The religious dynamic almost tore my family apart a few times. My mom’s mom, Grandma Jo, was the matriarch. She was never a fan of my dad - he had corrupted her only daughter. Jo wanted all of her grandchildren to be part of the Mormon hive mind collective. I received a copy of the Book of Mormon for my tenth birthday. My dad looked at me when I got it and I’ll never forget the seriousness in his face when he said, “Son, wait until you are older to read that. If you believe that book now, you are going to have more problems than you deserve.”
It’s not that my dad or my grandparents weren’t religious - they went to Methodist church when my dad was young. My dad’s side of the family also flows rampant with drug and alcohol abuse. Grandma Jo, knowing this, would throw this into situations with my parents to cause more problems. Mom asked for a loan because money was tight? Must be because dad’s parents had to bail another one of dad’s siblings out of a drug predicament. My dad moved our family to northern Wisconsin not just because it was where he grew up, but it was far away from Utah and very little signs of the Mormon ‘nuthouse’ were around. Dad called my mom’s family ‘crazy,’ mom’s family called dad’s side ‘troubled and junkies.’ Trying being a kid in that shit. My parents fought a lot, and very often. My mom was the full time worker in the family, my dad, disabled. In society at that point, what kind of man were you as a stay-at-home dad? Pops ate a ton of shit for that and it was visible that it bothered him but he was limited and it was something he couldn’t help. Why use that as something to bring him down? Mormons wouldn’t do that to one of their own, but dad wasn’t one of them. Mom had already sinned enough, what was a little divorce and a new husband going to change with her relationship with Jesus at that point?

It ate at me as a teen. How can you believe in something that favors one over another? Wasn’t that the concept of religion? Sure, I wasn’t a professional by any means but you’re going to tell me to pray and believe and then tell me my own dad is not worthy enough to be heaven bound in Jesus’s eyes? Because a drunk driver hit him with a car? Tear apart my family for someone that I or millions of others have never ever seen? Even after all the attacks on faith and her own faith, my mom still made us pray before eating, pray before bed, scream at me when I’d grumble ‘goddamnit’ while doing my homework. She was atoning for things she shouldn’t have to? I’ll never forget the day when I told my mom I thought ‘Jesus Christ was bullshit.’
“I don’t care what you end up believing in, Zachary, I just want you to know there is a power out there that no one fully understands or can explain, and you’ll eventually feel that feeling where you need more hope than you have and more help than you can get and it doesn’t hurt to feel that you can’t control it.
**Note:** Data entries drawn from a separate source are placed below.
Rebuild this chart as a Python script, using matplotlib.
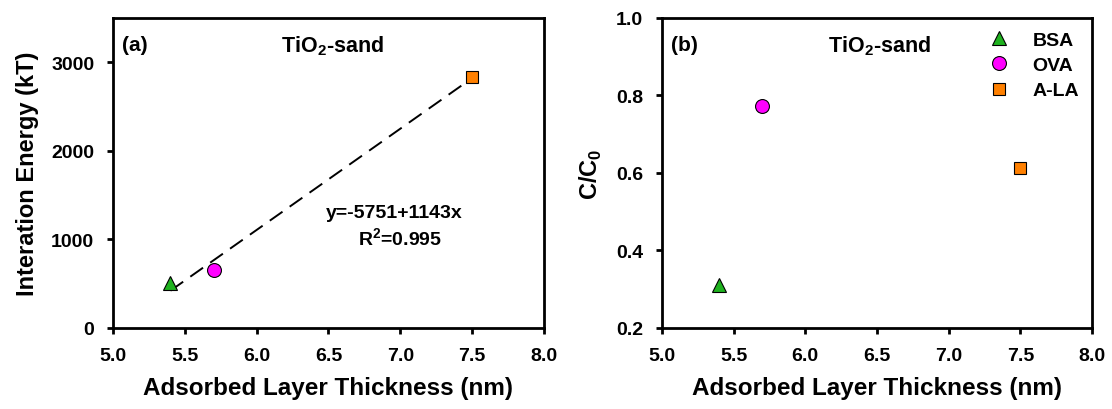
import numpy as np
import matplotlib.pyplot as plt

plt.rcParams['font.family'] = ['Liberation Sans', 'DejaVu Sans']
plt.rcParams['font.weight'] = 'bold'
plt.rcParams['mathtext.fontset'] = 'custom'
plt.rcParams['mathtext.rm'] = 'Liberation Sans:bold'
plt.rcParams['mathtext.bf'] = 'Liberation Sans:bold'

# adsorbed layer thickness (nm) for each protein
proteins = ['BSA', 'OVA', 'A-LA']
thickness = [5.4, 5.7, 7.5]
energy = [510, 660, 2835]        # interaction energy (kT)
c_ratio = [0.311, 0.774, 0.613]  # C/C0

markers = ['^', 'o', 's']
colors = ['#1fb21f', '#ff00ff', '#ff8000']
sizes = [10, 10, 9.2]

# linear fit for panel (a)
fit_a, fit_b = -5751, 1143

fig = plt.figure(figsize=(11.12, 4.10), dpi=100)
ax1 = fig.add_axes([0.1016, 0.1976, 0.3876, 0.7561])
ax2 = fig.add_axes([0.5953, 0.1976, 0.3867, 0.7561])

for ax in (ax1, ax2):
    for s in ax.spines.values():
        s.set_linewidth(2.0)
    ax.tick_params(direction='out', length=4.5, width=2.0, pad=9,
                   labelsize=14, top=False, right=False)
    ax.set_xlim(5.0, 8.0)
    xt = np.arange(5.0, 8.01, 0.5)
    ax.set_xticks(xt)
    ax.set_xticklabels(['%.1f' % v for v in xt], fontweight='bold')
    ax.set_xlabel('Adsorbed Layer Thickness (nm)', fontsize=17.5,
                  fontweight='bold', labelpad=9)

# panel (a)
xs = np.array([thickness[0], thickness[-1]])
ax1.plot(xs, fit_a + fit_b * xs, color='black', lw=1.4, dashes=(8, 4.5))
for i in range(3):
    ax1.plot(thickness[i], energy[i], marker=markers[i], color=colors[i],
             markersize=sizes[i], markeredgecolor='black',
             markeredgewidth=0.8, linestyle='none')
ax1.set_ylim(0, 3500)
ax1.set_yticks([0, 1000, 2000, 3000])
ax1.set_yticklabels(['0', '1000', '2000', '3000'], fontweight='bold')
ax1.set_ylabel('Interation Energy (kT)', fontsize=17, fontweight='bold',
               labelpad=9)
ax1.text(0.021, 0.913, '(a)', transform=ax1.transAxes, fontsize=15,
         fontweight='bold', va='center')
ax1.text(0.508, 0.913, 'TiO$_{2}$-sand', transform=ax1.transAxes,
         fontsize=15.5, fontweight='bold', ha='center', va='center')
ax1.text(6.96, 1300, 'y=-5751+1143x', fontsize=14, fontweight='bold',
         ha='center', va='center')
ax1.text(7.0, 1020, 'R$^{2}$=0.995', fontsize=14, fontweight='bold',
         ha='center', va='center')

# panel (b)
for i in range(3):
    ax2.plot(thickness[i], c_ratio[i], marker=markers[i], color=colors[i],
             markersize=sizes[i], markeredgecolor='black',
             markeredgewidth=0.8, linestyle='none', label=proteins[i])
ax2.set_ylim(0.2, 1.0)
yt = [0.2, 0.4, 0.6, 0.8, 1.0]
ax2.set_yticks(yt)
ax2.set_yticklabels(['%.1f' % v for v in yt], fontweight='bold')
ax2.set_ylabel('C/C$_{0}$', fontsize=17, fontweight='bold', labelpad=9)
ax2.text(0.021, 0.913, '(b)', transform=ax2.transAxes, fontsize=15,
         fontweight='bold', va='center')
ax2.text(0.506, 0.913, 'TiO$_{2}$-sand', transform=ax2.transAxes,
         fontsize=15.5, fontweight='bold', ha='center', va='center')
leg = ax2.legend(loc='upper right', frameon=False, fontsize=14,
                 handlelength=1.2, handletextpad=1.1, labelspacing=0.4,
                 borderpad=0, borderaxespad=0,
                 bbox_to_anchor=(0.970, 0.958))
for t in leg.get_texts():
    t.set_fontweight('bold')

fig.savefig('out.png', dpi=100)
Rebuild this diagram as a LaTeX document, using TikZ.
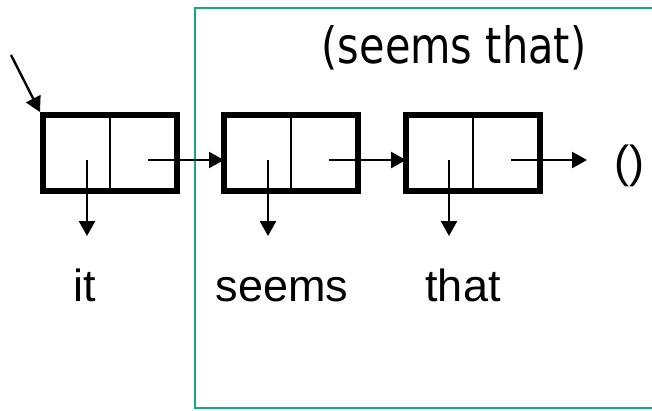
\documentclass[tikz,border=0pt]{standalone}
\usepackage{fontspec}
\setmainfont{Liberation Sans}
\newfontfamily\titlefont{DejaVu Sans}
\usetikzlibrary{arrows.meta}
\definecolor{framegreen}{RGB}{20,170,130}
\begin{document}
\begin{tikzpicture}[x=1pt,y=-1pt,
  cell/.style={draw,line width=6pt,minimum width=134pt,minimum height=76pt,inner sep=0pt},
  ptr/.style={line width=2.4pt,-{Triangle[length=15pt,width=16pt]}},
  word/.style={font=\fontsize{45}{54}\selectfont,anchor=base,inner sep=0pt},
  frameline/.style={draw=framegreen,line width=2pt}]
  \useasboundingbox (0,0) rectangle (652,410);

  % frame around the sub-list
  \draw[frameline] (654,8) -- (195,8) -- (195,408) -- (654,408);
  \node[font=\titlefont\fontsize{50}{60}\selectfont,anchor=base,inner sep=0pt] (title) at (454,63)
    {\scalebox{0.83}[1]{(seems that)}};

  % cons cells
  \node[cell] (c1) at (110,153) {};
  \node[cell] (c2) at (291,153) {};
  \node[cell] (c3) at (473,153) {};
  \foreach \c in {c1,c2,c3}
    \draw[line width=2.4pt] (\c.north) -- (\c.south);

  % car / cdr pointer origins
  \coordinate (a1) at (87,160);  \coordinate (d1) at (148,160);
  \coordinate (a2) at (268,160); \coordinate (d2) at (329,160);
  \coordinate (a3) at (449,160); \coordinate (d3) at (511,160);
  \coordinate (e1) at (87,236);  \coordinate (e2) at (268,236);
  \coordinate (e3) at (449,236);
  \coordinate (nilend) at (587,160);
  \coordinate (start) at (11,55);

  % atoms
  \node[word] (it) at (85,301) {it};
  \node[word] (seems) at (282,301) {seems};
  \node[word] (that) at (463,301) {that};
  \node[word] (nil) at (629,177) {()};

  % pointers
  \draw[ptr] (start) -- (c1.north west);
  \draw[ptr] (a1) -- (e1);
  \draw[ptr] (a2) -- (e2);
  \draw[ptr] (a3) -- (e3);
  \draw[ptr,shorten >=-3pt] (d1) -- (c2.west |- d1);
  \draw[ptr,shorten >=-3pt] (d2) -- (c3.west |- d2);
  \draw[ptr] (d3) -- (nilend);
\end{tikzpicture}
\end{document}
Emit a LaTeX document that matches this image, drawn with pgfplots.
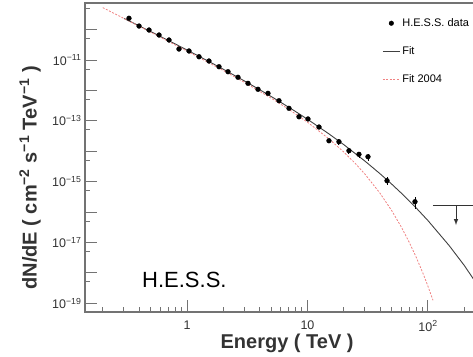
\documentclass[border=0pt]{standalone}
\usepackage{fontspec}
\setmainfont{Liberation Sans}
\usepackage{pgfplots}
\pgfplotsset{compat=1.18}
\usepackage{pgfplotstable}

\pgfplotstableread{
E F dF
0.330 2.36e-10 0.10e-10
0.400 1.31e-10 0.06e-10
0.484 9.7e-11 0.4e-11
0.586 6.64e-11 0.3e-11
0.709 4.55e-11 0.2e-11
0.858 2.30e-11 0.1e-11
1.039 1.98e-11 0.1e-11
1.258 1.28e-11 0.06e-11
1.522 9.27e-12 0.5e-12
1.843 6.02e-12 0.3e-12
2.189 4.12e-12 0.2e-12
2.650 2.70e-12 0.15e-12
3.208 1.71e-12 0.1e-12
3.883 1.09e-12 0.07e-12
4.700 8.03e-13 0.5e-13
5.80 4.58e-13 0.3e-13
7.02 2.58e-13 0.2e-13
8.50 1.36e-13 0.12e-13
10.09 1.15e-13 0.12e-13
12.46 6.25e-14 0.6e-14
15.07 2.21e-14 0.4e-14
18.24 2.05e-14 0.4e-14
22.08 1.04e-14 0.2e-14
26.74 7.91e-15 0.18e-14
31.77 6.59e-15 0.18e-14
45.7 1.07e-15 0.3e-15
78.0 2.18e-16 0.9e-16
}\hessdata

\pgfplotstableread{
E F
0.3 2.330e-10
0.4 1.332e-10
0.5 8.595e-11
0.6 5.988e-11
0.8 3.362e-11
1 2.134e-11
1.5 9.19e-12
2 4.975e-12
3 2.041e-12
4 1.061e-12
5 6.29e-13
6 4.064e-13
8 1.995e-13
10 1.125e-13
15 3.762e-14
20 1.646e-14
30 4.723e-15
40 1.817e-15
50 8.27e-16
60 4.197e-16
80 1.346e-16
100 5.213e-17
150 7.84e-18
200 1.751e-18
300 1.623e-19
}\fitnew

\pgfplotstableread{
E F
0.2 5.277e-10
0.3 2.326e-10
0.5 8.226e-11
1 1.970e-11
2 4.513e-12
3 1.839e-12
5 5.564e-13
7 2.384e-13
10 9.00e-14
15 2.590e-14
20 9.43e-15
25 3.909e-15
30 1.757e-15
40 4.143e-16
50 1.111e-16
60 3.234e-17
70 9.96e-18
80 3.196e-18
90 1.058e-18
100 3.594e-19
110 1.245e-19
}\fitold

\definecolor{fitred}{RGB}{240,130,130}

\begin{document}
\begin{tikzpicture}[x=1pt,y=1pt]
\useasboundingbox (0,0) rectangle (473,356);
\clip (0,0) rectangle (473,356);
\begin{axis}[
  at={(85pt,44pt)}, anchor=south west,
  scale only axis, width=415pt, height=309pt,
  xmode=log, ymode=log,
  xmin=0.1424, xmax=396, ymin=5.14e-20, ymax=7.50e-10,
  axis line style={black!55, line width=1.4pt},
  tick style={black!55, line width=1pt},
  tick pos=left, tick align=inside,
  major tick length=12pt, minor tick length=5pt,
  xtick={1,10,100}, xticklabels={1,10,10\textsuperscript{2}},
  minor xtick={0.2,0.3,0.4,0.5,0.6,0.7,0.8,0.9,2,3,4,5,6,7,8,9,20,30,40,50,60,70,80,90,200,300},
  ytick={1e-19,1e-18,1e-17,1e-16,1e-15,1e-14,1e-13,1e-12,1e-11,1e-10},
  yticklabels={10\textsuperscript{−19},{},10\textsuperscript{−17},{},10\textsuperscript{−15},{},10\textsuperscript{−13},{},10\textsuperscript{−11},{}},
  minor ytick={5e-20,5e-19,5e-18,5e-17,5e-16,5e-15,5e-14,5e-13,5e-12,5e-11,5e-10},
  ticklabel style={font=\fontsize{12.5}{14}\selectfont, text=black!80},
  xticklabel style={yshift=-5pt},
  xlabel={Energy ( TeV )},
  ylabel={dN/dE ( cm\textsuperscript{−2} s\textsuperscript{−1} TeV\textsuperscript{−1} )},
  label style={font=\fontsize{20}{24}\selectfont\bfseries, text=black!80},
  xlabel style={at={(axis description cs:0.487,-0.1003)}, anchor=center},
  ylabel style={at={(axis description cs:-0.1325,0.434)}, anchor=center},
  legend style={draw=none, fill=none, at={(axis description cs:0.716,0.957)}, anchor=north west,
    font=\fontsize{11}{13}\selectfont, row sep=14.5pt, inner sep=0pt, cells={anchor=west}},
  legend cell align=left,
]
\addlegendimage{only marks, mark=*, black, mark size=2.3pt}
\addlegendentry{H.E.S.S. data}
\addlegendimage{black!75, line width=0.9pt}
\addlegendentry{Fit}
\addlegendimage{fitred, dash pattern=on 2pt off 1.5pt, line width=0.8pt}
\addlegendentry{Fit 2004}

\addplot[black!75, line width=0.9pt, forget plot] table[x=E,y=F]{\fitnew};
\addplot[fitred, dash pattern=on 2pt off 1.5pt, line width=0.8pt, forget plot] table[x=E,y=F]{\fitold};
\addplot[only marks, mark=*, mark size=2.4pt, black, forget plot,
  error bars/.cd, y dir=both, y explicit, error mark=none, error bar style={line width=0.9pt}]
  table[x=E,y=F,y error=dF]{\hessdata};
\addplot[black!80, line width=1pt, forget plot] coordinates {(110,1.7e-16) (265,1.7e-16)};
\addplot[black!80, line width=1pt, -latex, forget plot] coordinates {(170.8,1.7e-16) (170.8,3.73e-17)};
\end{axis}
\node[anchor=base west, inner sep=0pt] at (142,68.7) {\fontsize{22}{26}\selectfont H.E.S.S.};
\end{tikzpicture}
\end{document}
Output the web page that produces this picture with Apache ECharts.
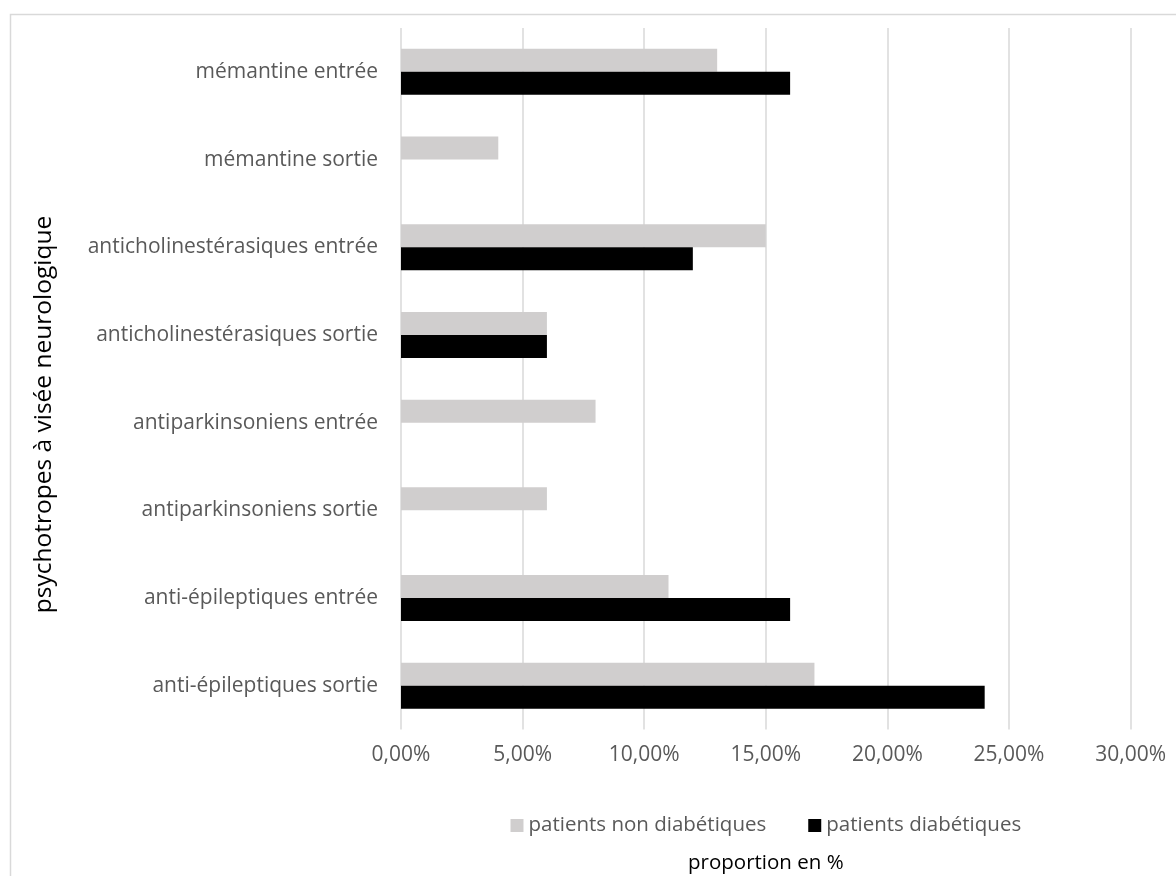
<!DOCTYPE html>
<html>
<head>
<meta charset="utf-8">
<script src="https://cdn.jsdelivr.net/npm/echarts@6/dist/echarts.min.js"></script>
<style>
html,body{margin:0;padding:0;background:#fff;}
#chart{width:1176px;height:876px;}
</style>
</head>
<body>
<div id="chart"></div>
<script>
// categories listed bottom to top
const categories = [
  'anti-épileptiques sortie',
  'anti-épileptiques entrée',
  'antiparkinsoniens sortie',
  'antiparkinsoniens entrée',
  'anticholinestérasiques sortie',
  'anticholinestérasiques entrée',
  'mémantine sortie',
  'mémantine entrée'
];
const nonDiabetiques = [17, 11, 6, 8, 6, 15, 4, 13];
const diabetiques = [24, 16, null, null, 6, 12, null, 16];
const seriesNames = ['patients non diabétiques', 'patients diabétiques'];
const xTicks = { min: 0, max: 30, interval: 5 };

const FONT = 'Open Sans';
const chart = echarts.init(document.getElementById('chart'));
chart.setOption({
  animation: false,
  backgroundColor: '#ffffff',
  textStyle: { fontFamily: FONT },
  grid: { left: 401, right: 45.4, top: 28, bottom: 146.4, containLabel: false, outerBoundsMode: 'none' },
  legend: {
    data: seriesNames,
    left: 510.5, top: 815, padding: 0,
    itemWidth: 13, itemHeight: 13, itemGap: 42,
    icon: 'rect',
    textStyle: { fontFamily: FONT, fontSize: 20.5, color: '#595959' }
  },
  xAxis: {
    type: 'value',
    min: xTicks.min, max: xTicks.max, interval: xTicks.interval,
    axisLine: { show: false }, axisTick: { show: false },
    splitLine: { lineStyle: { color: '#d9d9d9', width: 1.5 } },
    axisLabel: {
      margin: 15, fontFamily: FONT, fontSize: 21, color: '#595959',
      formatter: v => v.toFixed(2).replace('.', ',') + '%'
    },
    name: 'proportion en %', nameLocation: 'middle', nameGap: 123,
    nameTextStyle: { fontFamily: FONT, fontSize: 20.5, color: '#000000' }
  },
  yAxis: {
    type: 'category', data: categories,
    axisLine: { show: false }, axisTick: { show: false },
    splitLine: { show: false },
    axisLabel: { margin: 23, fontFamily: FONT, fontSize: 21, color: '#595959' }
  },
  graphic: [
    { type: 'rect', left: 8, top: 12, shape: { width: 1200, height: 900 }, style: { fill: 'none', stroke: '#d9d9d9', lineWidth: 1.5 }, silent: true },
    { type: 'text', x: 44, y: 414.5, rotation: Math.PI / 2,
      style: { text: 'psychotropes à visée neurologique', fontFamily: FONT, fontSize: 24.5, fill: '#000000', align: 'center', verticalAlign: 'middle' } }
  ],
  series: [
    { name: seriesNames[0], type: 'bar', data: nonDiabetiques, barWidth: 23, barGap: '0%', itemStyle: { color: '#d0cece' } },
    { name: seriesNames[1], type: 'bar', data: diabetiques, barWidth: 23, barGap: '0%', itemStyle: { color: '#000000' } }
  ]
});
</script>
</body>
</html>
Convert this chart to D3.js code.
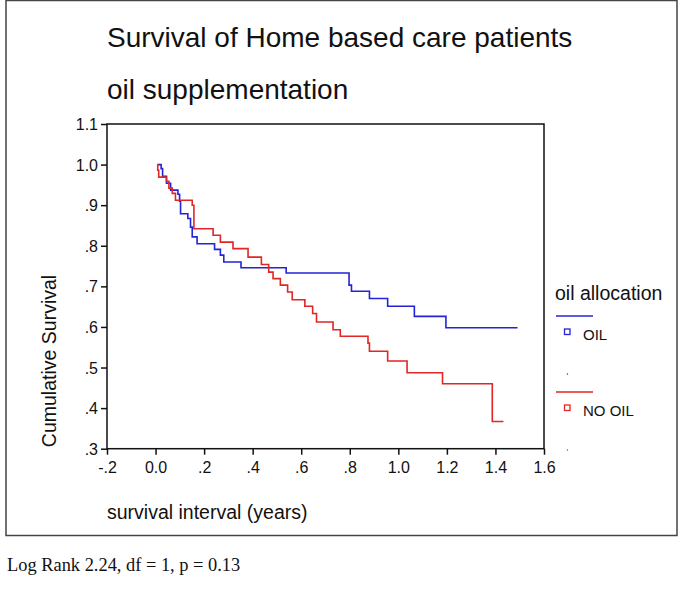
<!DOCTYPE html>
<html>
<head>
<meta charset="utf-8">
<script src="https://cdn.jsdelivr.net/npm/d3@7"></script>
<style>
  body { margin: 0; background: #fff; }
  text { font-family: "Liberation Sans", Arial, sans-serif; fill: #111; }
</style>
</head>
<body>
<div id="chart"></div>
<script>
// Kaplan-Meier steps (time in years, cumulative survival)
var oilTime = [0.009, 0.023, 0.029, 0.045, 0.062, 0.092, 0.099, 0.103, 0.133, 0.144, 0.151, 0.171,
               0.243, 0.267, 0.281, 0.352, 0.538, 0.797, 0.807, 0.881, 0.956, 1.066, 1.196, 1.491];
var oilSurv = [1.0, 0.990, 0.971, 0.954, 0.937, 0.927, 0.910, 0.879, 0.867, 0.846, 0.822, 0.805,
               0.791, 0.777, 0.760, 0.746, 0.733, 0.703, 0.688, 0.670, 0.651, 0.626, 0.598, 0.598];

var noOilTime = [0.008, 0.009, 0.013, 0.045, 0.055, 0.069, 0.082, 0.151, 0.158, 0.237, 0.267, 0.319,
                 0.381, 0.436, 0.466, 0.484, 0.514, 0.544, 0.563, 0.615, 0.647, 0.663, 0.731, 0.761,
                 0.875, 0.881, 0.956, 1.036, 1.182, 1.387, 1.433];
var noOilSurv = [1.0, 0.986, 0.969, 0.959, 0.942, 0.929, 0.912, 0.900, 0.842, 0.826, 0.809, 0.793,
                 0.772, 0.754, 0.735, 0.719, 0.703, 0.686, 0.667, 0.651, 0.633, 0.612, 0.593, 0.577,
                 0.560, 0.540, 0.516, 0.487, 0.460, 0.367, 0.367];

var groups = ["OIL", "NO OIL"];
var groupColors = ["#2323d8", "#e02626"];
var xTicks = [-0.2, 0, 0.2, 0.4, 0.6, 0.8, 1.0, 1.2, 1.4, 1.6];
var yTicks = [0.3, 0.4, 0.5, 0.6, 0.7, 0.8, 0.9, 1.0, 1.1];

var title1 = "Survival of Home based care patients";
var title2 = "oil supplementation";
var xName = "survival interval (years)";
var yName = "Cumulative Survival";
var legendTitle = "oil allocation";
var footNote = "Log Rank 2.24, df = 1, p = 0.13";

var W = 685, H = 589;
var plot = {left: 107, right: 544, top: 124, bottom: 448.7};

var svg = d3.select("#chart").append("svg")
  .attr("width", W).attr("height", H);

// outer frame
svg.append("rect")
  .attr("x", 6).attr("y", 0.5).attr("width", 671).attr("height", 535)
  .style("fill", "none").style("stroke", "#444").style("stroke-width", 1.5);

var x = d3.scaleLinear().domain([-0.2, 1.6]).range([plot.left, plot.right]);
var y = d3.scaleLinear().domain([0.3, 1.1]).range([plot.bottom, plot.top]);

// SPSS style numbers: no leading zero except 0.0, plain hyphen for minus
function fmt(v) {
  if (Math.abs(v) < 1e-9) return "0.0";
  var s = Math.abs(v).toFixed(1).replace(/^0\./, ".");
  return (v < 0 ? "-" : "") + s;
}

svg.append("text").attr("x", 107).attr("y", 47)
  .style("font-size", "28px").text(title1);
svg.append("text").attr("x", 107).attr("y", 99)
  .style("font-size", "28px").text(title2);

// plot frame
svg.append("rect")
  .attr("x", plot.left).attr("y", plot.top)
  .attr("width", plot.right - plot.left).attr("height", plot.bottom - plot.top)
  .style("fill", "none").style("stroke", "#111").style("stroke-width", 1.5);

var xAxis = svg.append("g").attr("transform", "translate(0," + plot.bottom + ")")
  .call(d3.axisBottom(x).tickValues(xTicks).tickFormat(fmt).tickSize(6).tickSizeOuter(0));
var yAxis = svg.append("g").attr("transform", "translate(" + plot.left + ",0)")
  .call(d3.axisLeft(y).tickValues(yTicks).tickFormat(fmt).tickSize(6).tickSizeOuter(0));

[xAxis, yAxis].forEach(function(a) {
  a.attr("font-size", 16).attr("font-family", "'Liberation Sans', Arial, sans-serif");
  a.select(".domain").remove();
  a.selectAll("line").style("stroke", "#111").style("stroke-width", 1.5);
  a.selectAll("text").style("fill", "#111");
});
xAxis.selectAll("text").attr("y", 10).attr("dy", "0.9em");
yAxis.selectAll("text").attr("x", -9).attr("dy", "0.35em");

var line = d3.line()
  .x(function(d) { return x(d.t); })
  .y(function(d) { return y(d.s); })
  .curve(d3.curveStepAfter);

var series = [
  oilTime.map(function(t, i) { return {t: t, s: oilSurv[i]}; }),
  noOilTime.map(function(t, i) { return {t: t, s: noOilSurv[i]}; })
];

series.forEach(function(pts, i) {
  svg.append("path").datum(pts)
    .attr("d", line)
    .style("fill", "none").style("stroke", groupColors[i]).style("stroke-width", 1.6);
});

// axis names
svg.append("text").attr("x", 107).attr("y", 519)
  .style("font-size", "19.5px").text(xName);
svg.append("text")
  .attr("transform", "translate(56,361) rotate(-90)")
  .attr("text-anchor", "middle")
  .style("font-size", "19.5px").text(yName);

// legend
var lg = svg.append("g");
lg.append("text").attr("x", 555).attr("y", 300).style("font-size", "19.5px").text(legendTitle);
var rowY = [316, 392];
groups.forEach(function(name, i) {
  var y0 = rowY[i];
  lg.append("line").attr("x1", 556).attr("x2", 593).attr("y1", y0).attr("y2", y0)
    .style("stroke", groupColors[i]).style("stroke-width", 1.6);
  lg.append("rect").attr("x", 564.5).attr("y", y0 + 13).attr("width", 5.5).attr("height", 5.5)
    .style("fill", "none").style("stroke", groupColors[i]).style("stroke-width", 1.3);
  lg.append("text").attr("x", 583).attr("y", y0 + 24).style("font-size", "15px").text(name);
  lg.append("circle").attr("cx", 567.5).attr("cy", y0 + 58).attr("r", 0.7)
    .style("fill", groupColors[i]);
});

svg.append("text").attr("x", 7).attr("y", 571)
  .style("font-family", "'Liberation Serif', 'Times New Roman', serif")
  .style("font-size", "18.4px").text(footNote);
</script>
</body>
</html>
This is why I praise Jesus Christ. You can worship or pray to whoever you want.”

I love my mom and dad dearly. We have definitely had our fair share of misunderstandings, disagreements, full out fights. I still say the blessing with my mom when we eat together. My dad held my hand and said a prayer after I had my testicle removed during my first round of cancer. I wouldn’t describe myself as an atheist. I definitely mock and make fun of religion when it needs to be, its a self defense mechanism, but I also do believe there are things that I have no control over that someone end up working themselves out, and I am always thankful for it. Having cancer multiple times seems like something someone would deserve if he didn’t have faith, but then again, there has to be some kind of faith there in order to want to live and survive from the battle. My dad did it after having his leg demolished. He wasn’t someone that feared God then, it was a random act of chance, so random that he met my mom and made me. If there’s one thing I’ll never make fun of, it’s someone’s faith in finding a reason to stay alive. God can give you a reason to live and I am perfectly fine with that solution. I do think that that was my mother for my father, and I think that I have decided that I still haven’t done anything worthy of what I am capable of to be taken off this earth yet; that’s the faith and belief that drives me. It’s something I’ve needed to remind myself of, especially as of late.